Instructor: Associate Professor Subash Shankar


Formal methods is the formal modeling of computer systems to rigorously analyze their properties and/or prove that they work correctly. It has grown greatly from its early days in proving correctness of toy programs and is now used to verify almost all processor chips. The next goal is software and embedded systems, especially as software is increasingly used for safety critical systems.

This is a research oriented course surveying the 3 primary techniques of formal methods: model checking, theorem proving, and static analysis. The course will not make you an expert on any of these; however, you should gain enough understanding to know which tools/methodologies to use on real problems, and also be able to tackle research problems in formal methods.


There are no formal prerequisites. However, you should review propositional and first order logic if needed. As most tools are for Linux/Unix, you should also be comfortable as a user of these platforms.


A collection of papers will be posted on blackboard.

Requirements / Grading:

  • Reading papers before each week’s lecture and participating in discussion
  • Presenting technical papers in the latter part of the course
  • Three small projects using tools from each of the 3 primary topics of the course
  • One larger project applying tools to verify a real system, along with a small paper/proposal and presentation documenting your results and ideas you may have on what is needed to improve your results.


(Tools: Spin, SMV, CVC, PVS and Frama-C)

Introduction to Formal Methods (1 wk)

Model Checking

  • Linear and Branching Time Temporal Logics (1 wk)
  • Model Checking: Fundamental model checking algorithm, explicit state model checkers (e.g., Spin), symbolic model checkers (e.g., SMV) (2 wks)

Theorem Proving

  • SAT and SMT solvers (e.g., CVC) (1 wk)
  • Higher order logics, theorem provers (e.g., PVS), and their application to software verification (2 wks)

Static Analysis

  • Logics of Programs (1 wk)
  • Program Slicing (static, dynamic, conditioned) (1 wk)
  • Abstract Interpretation (1 wk)
  • Tools for static analysis (e.g., Frama-C) (1 wk)

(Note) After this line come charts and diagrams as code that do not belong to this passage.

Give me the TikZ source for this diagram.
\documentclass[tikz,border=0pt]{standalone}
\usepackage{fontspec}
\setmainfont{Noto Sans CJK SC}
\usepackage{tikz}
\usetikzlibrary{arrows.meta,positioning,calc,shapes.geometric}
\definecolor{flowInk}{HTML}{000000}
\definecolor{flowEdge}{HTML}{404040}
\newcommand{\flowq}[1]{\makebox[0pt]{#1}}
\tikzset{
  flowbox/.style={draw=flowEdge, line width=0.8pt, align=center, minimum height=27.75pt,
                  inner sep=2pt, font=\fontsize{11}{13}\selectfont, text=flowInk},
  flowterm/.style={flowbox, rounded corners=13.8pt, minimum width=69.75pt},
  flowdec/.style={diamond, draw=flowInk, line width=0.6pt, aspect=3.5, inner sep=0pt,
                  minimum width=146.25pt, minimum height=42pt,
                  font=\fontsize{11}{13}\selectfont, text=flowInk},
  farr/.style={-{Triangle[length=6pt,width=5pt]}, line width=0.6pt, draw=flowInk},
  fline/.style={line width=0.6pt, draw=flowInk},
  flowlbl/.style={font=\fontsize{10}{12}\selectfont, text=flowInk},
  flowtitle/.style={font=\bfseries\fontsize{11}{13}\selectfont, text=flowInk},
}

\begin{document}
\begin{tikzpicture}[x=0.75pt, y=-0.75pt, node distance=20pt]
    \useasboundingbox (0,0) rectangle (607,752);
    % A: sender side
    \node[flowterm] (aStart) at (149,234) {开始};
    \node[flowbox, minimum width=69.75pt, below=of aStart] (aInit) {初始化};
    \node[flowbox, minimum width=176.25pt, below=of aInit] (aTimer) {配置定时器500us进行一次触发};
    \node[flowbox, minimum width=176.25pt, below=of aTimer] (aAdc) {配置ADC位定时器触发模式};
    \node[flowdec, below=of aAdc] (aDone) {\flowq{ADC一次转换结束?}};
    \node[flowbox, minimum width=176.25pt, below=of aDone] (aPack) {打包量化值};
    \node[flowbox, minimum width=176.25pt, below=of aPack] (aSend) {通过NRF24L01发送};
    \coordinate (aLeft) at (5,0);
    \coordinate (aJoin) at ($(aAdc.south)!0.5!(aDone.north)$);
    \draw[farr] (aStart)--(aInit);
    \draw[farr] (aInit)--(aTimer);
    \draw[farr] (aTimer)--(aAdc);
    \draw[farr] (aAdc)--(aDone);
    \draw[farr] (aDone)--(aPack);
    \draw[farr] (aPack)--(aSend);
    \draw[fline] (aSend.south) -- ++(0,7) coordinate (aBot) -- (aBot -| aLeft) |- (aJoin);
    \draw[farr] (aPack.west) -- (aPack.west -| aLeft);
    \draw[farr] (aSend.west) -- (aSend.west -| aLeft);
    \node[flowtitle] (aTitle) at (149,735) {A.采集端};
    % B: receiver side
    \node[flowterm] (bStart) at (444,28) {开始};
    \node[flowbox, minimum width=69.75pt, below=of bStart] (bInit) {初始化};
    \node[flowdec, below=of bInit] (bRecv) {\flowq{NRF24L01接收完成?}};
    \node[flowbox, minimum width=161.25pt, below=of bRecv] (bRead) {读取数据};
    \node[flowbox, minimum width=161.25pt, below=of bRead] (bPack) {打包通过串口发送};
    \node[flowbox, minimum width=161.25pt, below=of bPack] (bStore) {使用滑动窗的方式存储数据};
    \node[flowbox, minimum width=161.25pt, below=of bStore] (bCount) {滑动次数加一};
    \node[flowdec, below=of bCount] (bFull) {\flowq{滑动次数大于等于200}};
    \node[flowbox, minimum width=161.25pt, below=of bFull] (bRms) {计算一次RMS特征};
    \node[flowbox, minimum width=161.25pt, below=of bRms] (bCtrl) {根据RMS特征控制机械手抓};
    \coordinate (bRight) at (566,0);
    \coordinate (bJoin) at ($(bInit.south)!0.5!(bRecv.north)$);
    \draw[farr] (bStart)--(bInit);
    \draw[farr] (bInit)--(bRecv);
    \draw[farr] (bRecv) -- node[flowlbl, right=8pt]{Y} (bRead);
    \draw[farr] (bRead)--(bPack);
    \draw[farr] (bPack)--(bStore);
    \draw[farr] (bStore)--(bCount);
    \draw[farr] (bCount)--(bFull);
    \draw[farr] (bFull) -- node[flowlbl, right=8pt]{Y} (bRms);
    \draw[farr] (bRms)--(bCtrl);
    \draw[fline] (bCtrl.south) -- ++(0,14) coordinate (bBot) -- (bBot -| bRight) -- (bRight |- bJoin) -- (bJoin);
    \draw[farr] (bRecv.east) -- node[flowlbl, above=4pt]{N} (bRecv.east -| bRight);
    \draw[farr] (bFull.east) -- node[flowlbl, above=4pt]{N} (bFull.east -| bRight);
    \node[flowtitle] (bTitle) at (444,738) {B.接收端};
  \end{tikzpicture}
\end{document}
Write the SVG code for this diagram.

Student Presentations (3 wks)

Although I am open to other suggestions, I suspect that the majority will be more detailed presentations of topics [very briefly] alluded to during the above units. These include:

  • Model checkers for timed systems
  • Model checkers for probabilistic systems
  • Theorem provers based on other logics , and how the logic affects their use in formal methods.
  • Other program logics (including game logics)
  • Verification methodologies integrating 2 (or all 3) of the pri- mary areas
  • Formal Methodologies (e.g., the B-method)
  • SAT/SMT-based synthesis and/or refinement
  • Static analysis tools aimed at particular problems

If you are potentially interested in one of the topics, please contact me quickly and I can point you to more papers so that you can finalize your choice.

Final Exam (1 wk)

There will be a final exam, with part or all of it being the large project paper/presentation.